Extract each line of the material that follows exactly and omit its pictures.

------ Dataset content ------

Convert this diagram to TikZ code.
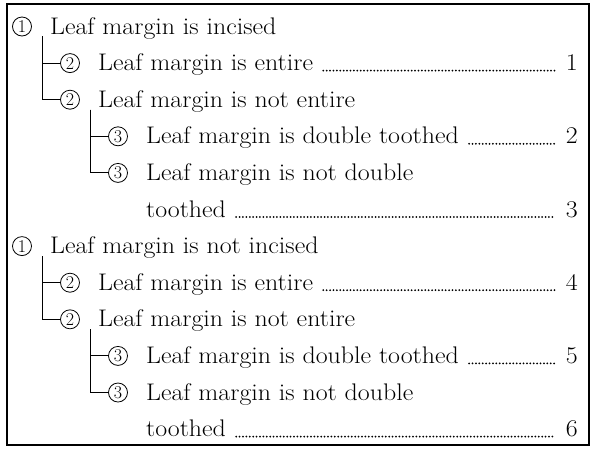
\documentclass[tikz,border=0pt]{standalone}
\usepackage{fontspec}
\usetikzlibrary{trees}
\newcommand\keyfont{\fontsize{24}{28}\selectfont}
\begin{document}
\begin{tikzpicture}[x=1pt,y=-1pt,
  nr/.style={circle,draw,line width=0.8pt,minimum size=19pt,inner sep=0pt,font=\fontsize{18}{18}\selectfont},
  every child node/.style=nr,
  lead/.style={anchor=base west,inner sep=0pt,font=\keyfont,xscale=1.08,transform shape},
  num/.style={anchor=base east,inner sep=0pt,font=\keyfont,xscale=1.08,transform shape},
  dots/.style={line width=2pt,line cap=round,dash pattern=on 0pt off 3.4pt,shorten <=10pt,shorten >=11pt},
  edge from parent/.style={draw,line width=1pt},
  edge from parent path={([xshift=20pt]\tikzparentnode.south) |- (\tikzchildnode.west)},
  grow via three points={one child at (48,36.6) and two children at (48,36.6) and (48,73.2)}]
\useasboundingbox (0,0) rectangle (596,448);
\draw[line width=1.5pt] (7,4) rectangle (589,445);
\coordinate (rim) at (578,0);
% incised
\node[nr] (a) at (22,26.5) {1}
    child {node (a1) {2}}
    child {node (a2) {2}
	child {node (a21) {3}}
	child {node (a22) {3}}};
\node[lead] (ta) at ([xshift=18pt,yshift=-7.5pt]a.east) {Leaf margin is incised};
\node[lead] (ta1) at ([xshift=18pt,yshift=-7.5pt]a1.east) {Leaf margin is entire};
\node[lead] (ta2) at ([xshift=18pt,yshift=-7.5pt]a2.east) {Leaf margin is not entire};
\node[lead] (ta21) at ([xshift=18pt,yshift=-7.5pt]a21.east) {Leaf margin is double toothed};
\node[lead] (ta22) at ([xshift=18pt,yshift=-7.5pt]a22.east) {Leaf margin is not double};
\node[lead] (ta22b) at ([yshift=-36.6pt]ta22.base west) {toothed};
% not incised
\node[nr] (b) at (22,246.1) {1}
    child {node (b1) {2}}
    child {node (b2) {2}
	child {node (b21) {3}}
	child {node (b22) {3}}};
\node[lead] (tb) at ([xshift=18pt,yshift=-7.5pt]b.east) {Leaf margin is not incised};
\node[lead] (tb1) at ([xshift=18pt,yshift=-7.5pt]b1.east) {Leaf margin is entire};
\node[lead] (tb2) at ([xshift=18pt,yshift=-7.5pt]b2.east) {Leaf margin is not entire};
\node[lead] (tb21) at ([xshift=18pt,yshift=-7.5pt]b21.east) {Leaf margin is double toothed};
\node[lead] (tb22) at ([xshift=18pt,yshift=-7.5pt]b22.east) {Leaf margin is not double};
\node[lead] (tb22b) at ([yshift=-36.6pt]tb22.base west) {toothed};
% numbers and leaders
\node[num] (n1) at (ta1.base -| rim) {1};
\node[num] (n2) at (ta21.base -| rim) {2};
\node[num] (n3) at (ta22b.base -| rim) {3};
\node[num] (n4) at (tb1.base -| rim) {4};
\node[num] (n5) at (tb21.base -| rim) {5};
\node[num] (n6) at (tb22b.base -| rim) {6};
\draw[dots] (ta1.base east) -- (n1.base west);
\draw[dots] (ta21.base east) -- (n2.base west);
\draw[dots] (ta22b.base east) -- (n3.base west);
\draw[dots] (tb1.base east) -- (n4.base west);
\draw[dots] (tb21.base east) -- (n5.base west);
\draw[dots] (tb22b.base east) -- (n6.base west);
\end{tikzpicture}
\end{document}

------

Complete output -
Convert this diagram to TikZ code.
\documentclass[tikz,border=0pt]{standalone}
\usepackage{fontspec}
\usetikzlibrary{trees}
\newcommand\keyfont{\fontsize{24}{28}\selectfont}
\begin{document}
\begin{tikzpicture}[x=1pt,y=-1pt,
  nr/.style={circle,draw,line width=0.8pt,minimum size=19pt,inner sep=0pt,font=\fontsize{18}{18}\selectfont},
  every child node/.style=nr,
  lead/.style={anchor=base west,inner sep=0pt,font=\keyfont,xscale=1.08,transform shape},
  num/.style={anchor=base east,inner sep=0pt,font=\keyfont,xscale=1.08,transform shape},
  dots/.style={line width=2pt,line cap=round,dash pattern=on 0pt off 3.4pt,shorten <=10pt,shorten >=11pt},
  edge from parent/.style={draw,line width=1pt},
  edge from parent path={([xshift=20pt]\tikzparentnode.south) |- (\tikzchildnode.west)},
  grow via three points={one child at (48,36.6) and two children at (48,36.6) and (48,73.2)}]
\useasboundingbox (0,0) rectangle (596,448);
\draw[line width=1.5pt] (7,4) rectangle (589,445);
\coordinate (rim) at (578,0);
% incised
\node[nr] (a) at (22,26.5) {1}
    child {node (a1) {2}}
    child {node (a2) {2}
	child {node (a21) {3}}
	child {node (a22) {3}}};
\node[lead] (ta) at ([xshift=18pt,yshift=-7.5pt]a.east) {Leaf margin is incised};
\node[lead] (ta1) at ([xshift=18pt,yshift=-7.5pt]a1.east) {Leaf margin is entire};
\node[lead] (ta2) at ([xshift=18pt,yshift=-7.5pt]a2.east) {Leaf margin is not entire};
\node[lead] (ta21) at ([xshift=18pt,yshift=-7.5pt]a21.east) {Leaf margin is double toothed};
\node[lead] (ta22) at ([xshift=18pt,yshift=-7.5pt]a22.east) {Leaf margin is not double};
\node[lead] (ta22b) at ([yshift=-36.6pt]ta22.base west) {toothed};
% not incised
\node[nr] (b) at (22,246.1) {1}
    child {node (b1) {2}}
    child {node (b2) {2}
	child {node (b21) {3}}
	child {node (b22) {3}}};
\node[lead] (tb) at ([xshift=18pt,yshift=-7.5pt]b.east) {Leaf margin is not incised};
\node[lead] (tb1) at ([xshift=18pt,yshift=-7.5pt]b1.east) {Leaf margin is entire};
\node[lead] (tb2) at ([xshift=18pt,yshift=-7.5pt]b2.east) {Leaf margin is not entire};
\node[lead] (tb21) at ([xshift=18pt,yshift=-7.5pt]b21.east) {Leaf margin is double toothed};
\node[lead] (tb22) at ([xshift=18pt,yshift=-7.5pt]b22.east) {Leaf margin is not double};
\node[lead] (tb22b) at ([yshift=-36.6pt]tb22.base west) {toothed};
% numbers and leaders
\node[num] (n1) at (ta1.base -| rim) {1};
\node[num] (n2) at (ta21.base -| rim) {2};
\node[num] (n3) at (ta22b.base -| rim) {3};
\node[num] (n4) at (tb1.base -| rim) {4};
\node[num] (n5) at (tb21.base -| rim) {5};
\node[num] (n6) at (tb22b.base -| rim) {6};
\draw[dots] (ta1.base east) -- (n1.base west);
\draw[dots] (ta21.base east) -- (n2.base west);
\draw[dots] (ta22b.base east) -- (n3.base west);
\draw[dots] (tb1.base east) -- (n4.base west);
\draw[dots] (tb21.base east) -- (n5.base west);
\draw[dots] (tb22b.base east) -- (n6.base west);
\end{tikzpicture}
\end{document}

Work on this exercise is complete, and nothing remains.